* Material to process:
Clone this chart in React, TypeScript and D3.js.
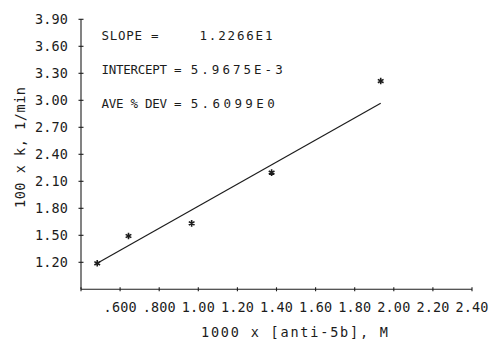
--
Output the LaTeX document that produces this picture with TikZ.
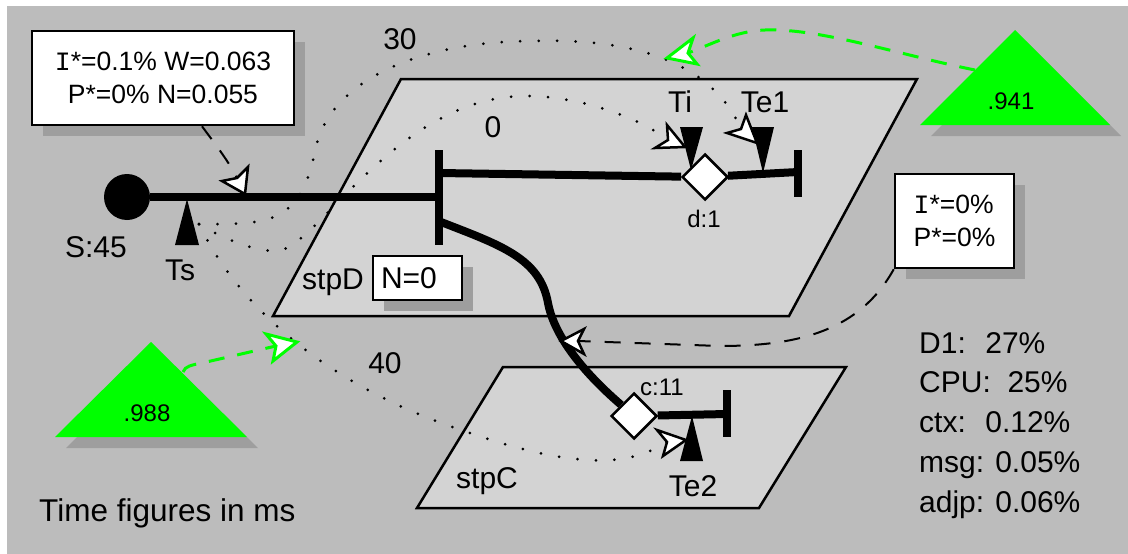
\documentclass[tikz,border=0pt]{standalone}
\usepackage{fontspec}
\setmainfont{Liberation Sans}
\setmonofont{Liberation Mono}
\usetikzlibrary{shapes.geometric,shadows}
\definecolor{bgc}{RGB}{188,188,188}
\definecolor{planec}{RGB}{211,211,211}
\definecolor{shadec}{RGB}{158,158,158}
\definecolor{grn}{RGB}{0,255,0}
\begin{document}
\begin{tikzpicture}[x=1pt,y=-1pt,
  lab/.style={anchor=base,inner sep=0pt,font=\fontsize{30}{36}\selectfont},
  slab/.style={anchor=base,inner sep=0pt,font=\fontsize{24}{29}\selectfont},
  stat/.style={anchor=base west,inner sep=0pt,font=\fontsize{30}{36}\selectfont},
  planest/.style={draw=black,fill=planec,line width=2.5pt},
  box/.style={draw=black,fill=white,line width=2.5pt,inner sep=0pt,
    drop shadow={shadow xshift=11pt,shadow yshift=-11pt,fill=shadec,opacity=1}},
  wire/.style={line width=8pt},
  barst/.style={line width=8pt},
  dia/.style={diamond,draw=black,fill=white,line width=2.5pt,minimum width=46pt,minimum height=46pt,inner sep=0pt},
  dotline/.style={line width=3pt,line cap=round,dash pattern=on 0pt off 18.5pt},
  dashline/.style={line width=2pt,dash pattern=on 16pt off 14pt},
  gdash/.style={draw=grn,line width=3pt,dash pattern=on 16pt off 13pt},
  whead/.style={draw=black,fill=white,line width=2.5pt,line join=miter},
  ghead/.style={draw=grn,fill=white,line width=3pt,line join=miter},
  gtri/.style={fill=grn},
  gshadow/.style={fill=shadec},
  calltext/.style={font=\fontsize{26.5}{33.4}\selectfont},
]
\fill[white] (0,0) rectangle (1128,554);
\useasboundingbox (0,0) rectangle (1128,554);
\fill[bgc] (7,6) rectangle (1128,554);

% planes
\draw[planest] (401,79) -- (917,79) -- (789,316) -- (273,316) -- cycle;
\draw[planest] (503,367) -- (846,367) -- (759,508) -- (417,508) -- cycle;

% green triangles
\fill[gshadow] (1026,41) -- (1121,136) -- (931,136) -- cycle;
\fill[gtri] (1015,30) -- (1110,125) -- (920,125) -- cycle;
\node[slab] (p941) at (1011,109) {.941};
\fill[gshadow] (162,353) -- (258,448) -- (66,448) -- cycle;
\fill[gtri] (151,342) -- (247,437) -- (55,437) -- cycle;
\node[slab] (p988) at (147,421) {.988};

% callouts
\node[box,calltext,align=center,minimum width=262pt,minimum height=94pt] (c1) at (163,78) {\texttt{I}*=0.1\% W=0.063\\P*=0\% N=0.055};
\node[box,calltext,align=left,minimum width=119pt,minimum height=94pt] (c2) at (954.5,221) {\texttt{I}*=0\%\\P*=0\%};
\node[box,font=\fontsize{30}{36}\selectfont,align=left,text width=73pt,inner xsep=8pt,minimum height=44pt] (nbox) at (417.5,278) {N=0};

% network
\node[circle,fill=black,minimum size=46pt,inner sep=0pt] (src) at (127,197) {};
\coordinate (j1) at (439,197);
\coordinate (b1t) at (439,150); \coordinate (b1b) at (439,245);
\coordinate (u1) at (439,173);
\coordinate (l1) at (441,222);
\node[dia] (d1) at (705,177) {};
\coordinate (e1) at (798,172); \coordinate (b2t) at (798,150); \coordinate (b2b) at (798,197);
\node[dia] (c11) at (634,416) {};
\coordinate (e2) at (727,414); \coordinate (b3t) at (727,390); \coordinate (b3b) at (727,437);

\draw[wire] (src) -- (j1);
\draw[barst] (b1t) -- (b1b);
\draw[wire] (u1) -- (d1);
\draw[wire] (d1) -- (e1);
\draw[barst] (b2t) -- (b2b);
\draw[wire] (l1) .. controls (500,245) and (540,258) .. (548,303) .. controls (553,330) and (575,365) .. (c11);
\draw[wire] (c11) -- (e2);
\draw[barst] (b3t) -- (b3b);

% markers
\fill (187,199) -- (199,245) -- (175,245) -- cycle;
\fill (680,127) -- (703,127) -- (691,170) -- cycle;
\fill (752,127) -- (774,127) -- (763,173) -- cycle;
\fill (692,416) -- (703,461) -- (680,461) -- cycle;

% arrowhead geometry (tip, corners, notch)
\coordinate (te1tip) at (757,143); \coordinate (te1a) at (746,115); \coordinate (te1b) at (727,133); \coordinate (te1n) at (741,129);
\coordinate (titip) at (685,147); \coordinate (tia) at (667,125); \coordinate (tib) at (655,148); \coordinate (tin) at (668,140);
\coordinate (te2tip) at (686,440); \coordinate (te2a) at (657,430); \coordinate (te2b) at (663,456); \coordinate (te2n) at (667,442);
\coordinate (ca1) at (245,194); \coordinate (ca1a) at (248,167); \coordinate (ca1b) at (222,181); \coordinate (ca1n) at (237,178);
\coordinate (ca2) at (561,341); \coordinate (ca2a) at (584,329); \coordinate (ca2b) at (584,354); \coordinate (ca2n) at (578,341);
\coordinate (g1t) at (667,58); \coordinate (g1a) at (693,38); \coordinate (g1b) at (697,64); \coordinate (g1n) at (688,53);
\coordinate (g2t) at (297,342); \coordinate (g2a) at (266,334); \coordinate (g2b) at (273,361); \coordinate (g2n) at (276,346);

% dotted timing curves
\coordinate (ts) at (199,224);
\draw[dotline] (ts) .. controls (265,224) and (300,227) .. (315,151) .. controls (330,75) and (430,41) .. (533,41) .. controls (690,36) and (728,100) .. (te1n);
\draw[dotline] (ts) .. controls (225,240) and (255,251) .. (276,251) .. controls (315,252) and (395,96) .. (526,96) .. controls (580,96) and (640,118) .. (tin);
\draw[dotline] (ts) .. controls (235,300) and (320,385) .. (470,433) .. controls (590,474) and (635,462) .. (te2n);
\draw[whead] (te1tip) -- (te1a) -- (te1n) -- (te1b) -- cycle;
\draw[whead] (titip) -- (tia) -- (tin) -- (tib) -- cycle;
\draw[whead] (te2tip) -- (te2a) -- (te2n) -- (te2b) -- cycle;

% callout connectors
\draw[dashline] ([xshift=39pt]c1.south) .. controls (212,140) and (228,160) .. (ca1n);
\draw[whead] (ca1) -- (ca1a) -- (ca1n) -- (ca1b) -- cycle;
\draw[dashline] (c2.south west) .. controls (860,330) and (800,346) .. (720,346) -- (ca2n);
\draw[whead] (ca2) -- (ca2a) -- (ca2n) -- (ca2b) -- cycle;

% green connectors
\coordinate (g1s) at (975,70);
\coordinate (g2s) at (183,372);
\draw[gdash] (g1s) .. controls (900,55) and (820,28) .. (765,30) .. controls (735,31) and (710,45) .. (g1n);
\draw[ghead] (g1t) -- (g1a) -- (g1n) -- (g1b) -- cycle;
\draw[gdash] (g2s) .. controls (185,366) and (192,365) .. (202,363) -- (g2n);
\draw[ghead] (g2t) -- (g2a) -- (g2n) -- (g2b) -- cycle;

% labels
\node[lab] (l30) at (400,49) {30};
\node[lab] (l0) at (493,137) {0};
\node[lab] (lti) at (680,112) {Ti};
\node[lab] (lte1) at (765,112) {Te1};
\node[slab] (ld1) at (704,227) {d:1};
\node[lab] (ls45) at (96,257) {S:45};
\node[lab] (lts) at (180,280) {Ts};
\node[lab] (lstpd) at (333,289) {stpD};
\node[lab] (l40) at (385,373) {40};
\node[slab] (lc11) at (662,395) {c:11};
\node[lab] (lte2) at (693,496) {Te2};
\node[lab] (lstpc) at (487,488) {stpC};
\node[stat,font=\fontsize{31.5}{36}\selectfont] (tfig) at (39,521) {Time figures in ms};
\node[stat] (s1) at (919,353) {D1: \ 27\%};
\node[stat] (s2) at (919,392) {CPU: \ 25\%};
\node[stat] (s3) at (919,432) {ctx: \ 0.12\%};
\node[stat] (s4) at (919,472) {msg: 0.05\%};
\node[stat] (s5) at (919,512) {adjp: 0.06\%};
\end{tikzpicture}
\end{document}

* Exercise aim: Pick every line with "this" in it and copy it.

* Task solution:
Clone this chart in React, TypeScript and D3.js.
Output the LaTeX document that produces this picture with TikZ.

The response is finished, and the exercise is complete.